Welches sind die Voraussetzungen für die Teilnahme an deinem Training?
Alles, was es braucht, ist etwas Vertrauen, etwas Misstrauen und einen Sinn für Humor. Äussere Bedingung ist die Teilnahme an einem Wochenendseminar (s. Seite 14). Dieser Kurs vermittelt einen deutlichen Einblick in das Potential der Trance und ist ein in sich abgeschlossener wertvoller Prozess.

Wie sieht eine Trance-Sitzung aus, wie man sie in deinem Training lernt?

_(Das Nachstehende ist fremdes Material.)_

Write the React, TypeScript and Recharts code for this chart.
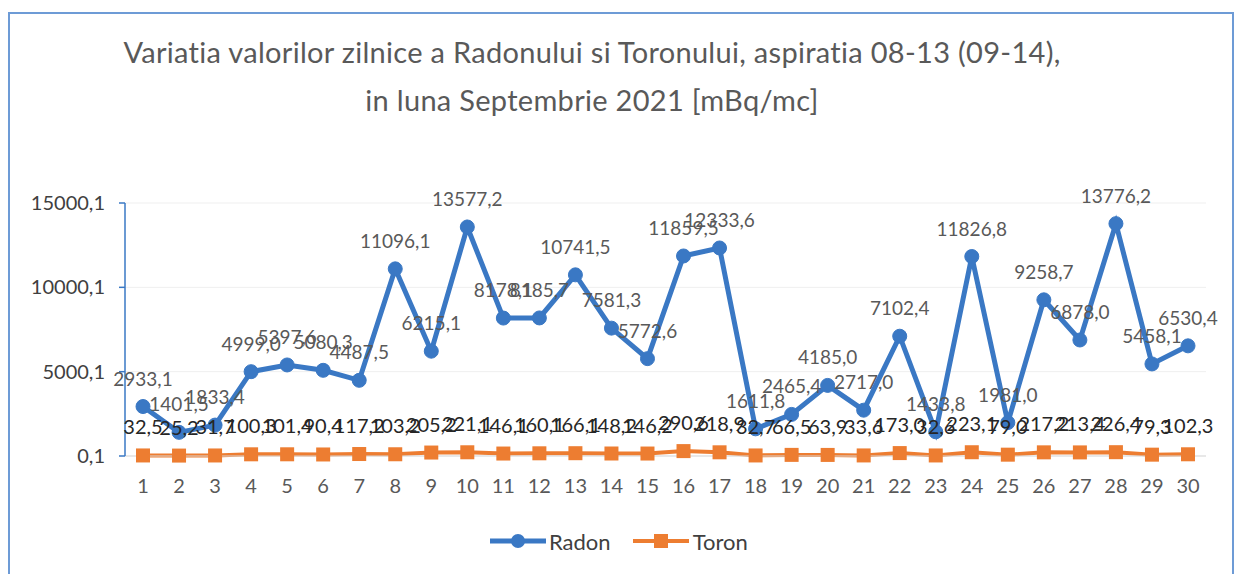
import { LineChart, Line, XAxis, YAxis, CartesianGrid, LabelList } from "recharts";

// zilele lunii (Septembrie 2021)
const days = ["1", "2", "3", "4", "5", "6", "7", "8", "9", "10", "11", "12", "13", "14", "15", "16", "17", "18", "19", "20", "21", "22", "23", "24", "25", "26", "27", "28", "29", "30"];

const radon = [2933.1, 1401.5, 1833.4, 4999.0, 5397.6, 5080.3, 4487.5, 11096.1, 6215.1, 13577.2, 8178.1, 8185.7, 10741.5, 7581.3, 5772.6, 11859.5, 12333.6, 1611.8, 2465.4, 4185.0, 2717.0, 7102.4, 1433.8, 11826.8, 1981.0, 9258.7, 6878.0, 13776.2, 5458.1, 6530.4];

const toron = [32.5, 25.2, 31.7, 100.3, 101.4, 90.4, 117.2, 103.2, 205.2, 221.1, 146.1, 160.1, 166.1, 148.2, 146.2, 290.6, 218.9, 32.7, 66.5, 63.9, 33.6, 173.0, 32.6, 223.1, 79.0, 217.2, 213.4, 226.4, 79.3, 102.3];

const yTicks = [0.1, 5000.1, 10000.1, 15000.1];

const BLUE = "#3a78c4";
const ORANGE = "#ed7d31";
const FONT = "Lato, 'Open Sans', sans-serif";

const fmt = (v: any) => Number(v).toFixed(1).replace(".", ",");

export default function App() {
  const data = days.map((d, i) => ({ day: d, Radon: radon[i], Toron: toron[i] }));

  return (
    <div style={{ position: "absolute", left: 0, top: 0, width: 1237, height: 574, background: "#fff", fontFamily: FONT, overflow: "hidden" }}>
      {/* chenarul graficului */}
      <div style={{ position: "absolute", left: 8, top: 12, width: 1222, height: 600, border: "2px solid #6d9bd6" }} />

      {/* titlu */}
      <div style={{ position: "absolute", left: 42, width: 1100, top: 28, textAlign: "center", color: "#595959", fontSize: 29, letterSpacing: 0.3, lineHeight: "48px" }}>
        Variatia valorilor zilnice a Radonului si Toronului, aspiratia 08-13 (09-14),
        <br />
        in luna Septembrie 2021 [mBq/mc]
      </div>

      <div style={{ position: "absolute", left: 0, top: 0 }}>
        <LineChart width={1237} height={574} data={data} margin={{ top: 203, right: 31, bottom: 0, left: 0 }}>
          <CartesianGrid vertical={false} stroke="#efefef" />
          <XAxis
            dataKey="day"
            height={118}
            padding={{ left: 18, right: 18 }}
            tickLine={false}
            tickSize={0}
            tickMargin={23}
            axisLine={{ stroke: "#d9d9d9" }}
            tick={{ fill: "#595959", fontSize: 20, fontFamily: FONT }}
            interval={0}
          />
          <YAxis
            width={125}
            domain={[0.1, 15000.1]}
            ticks={yTicks}
            tickFormatter={fmt}
            tickSize={6}
            tickMargin={14}
            axisLine={{ stroke: BLUE, strokeWidth: 1.5 }}
            tickLine={{ stroke: BLUE, strokeWidth: 1.5 }}
            tick={{ fill: "#404040", fontSize: 20, fontFamily: FONT }}
          />
          <Line
            dataKey="Toron"
            stroke={ORANGE}
            strokeWidth={4}
            isAnimationActive={false}
            dot={(p: any) => <rect key={p.index} x={p.cx - 7} y={p.cy - 7} width={14} height={14} fill={ORANGE} />}
          >
            <LabelList dataKey="Toron" position="top" offset={21} formatter={fmt} fill="#262626" fontSize={20} fontFamily={FONT} />
          </Line>
          <Line
            dataKey="Radon"
            stroke={BLUE}
            strokeWidth={5}
            isAnimationActive={false}
            dot={{ r: 7, fill: BLUE, stroke: BLUE, strokeWidth: 1 }}
          >
            <LabelList dataKey="Radon" position="top" offset={21} formatter={fmt} fill="#595959" fontSize={19} fontFamily={FONT} />
          </Line>
        </LineChart>
      </div>

      {/* legenda */}
      <div style={{ position: "absolute", top: 527, left: 490, display: "flex", alignItems: "center", fontSize: 22, color: "#404040" }}>
        <svg width={56} height={28}>
          <line x1={0} y1={14} x2={56} y2={14} stroke={BLUE} strokeWidth={5} />
          <circle cx={28} cy={14} r={7} fill={BLUE} />
        </svg>
        <span style={{ marginLeft: 3, marginRight: 22 }}>Radon</span>
        <svg width={56} height={28}>
          <line x1={0} y1={14} x2={56} y2={14} stroke={ORANGE} strokeWidth={4} />
          <rect x={21} y={7} width={14} height={14} fill={ORANGE} />
        </svg>
        <span style={{ marginLeft: 4 }}>Toron</span>
      </div>
    </div>
  );
}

Das hängt sehr von der betreffenden Person ab. Was immer ihr hilft körperlich zu entspannen, ist wesentlicher Bestandteil. Zu einer Sitzung gehört auch das Gespräch, manchmal verwenden wir sanfte Berührung, manchmal Rollenspiele oder das Ausdrücken von Gefühlen. Bezeichnend ist immer eine stille Phase, die wir «Traumzeit» nennen können und in der deutlich wird, dass wir auf mehreren Ebenen arbeiten. Hier geschehen die aussergewöhnlichen Erfahrungen. Es kann sein, dass der Begleiter in dieser Phase spricht oder still ist, sein Atem ist frei. Vielleicht nimmt sich der Klient viel grösser oder viel kleiner wahr als gewohnt, er mag sich leicht wie im Flug oder sehr schwer fühlen, sich selbst von aussen sehen, sich an vieles oder fast nichts erinnern. Was jedoch immer in dieser Phase enthalten ist, ist ein Erleben von Grenzenlosigkeit, Anstrengungslosigkeit und Sicherheit zugleich. In der abschliessenden Phase führt der Begleiter die andere Person wie auch sich selbst aus der Trance hinaus.

Was ist die Essenz dessen, was du vermittelst?
Liebe mehr und mehr möglich zu machen in allen Formen - Liebe zu mir selbst, zu meiner Familie, zur Erde, zur Menschheit, zum Leben. Das ist die Absicht von Heilung.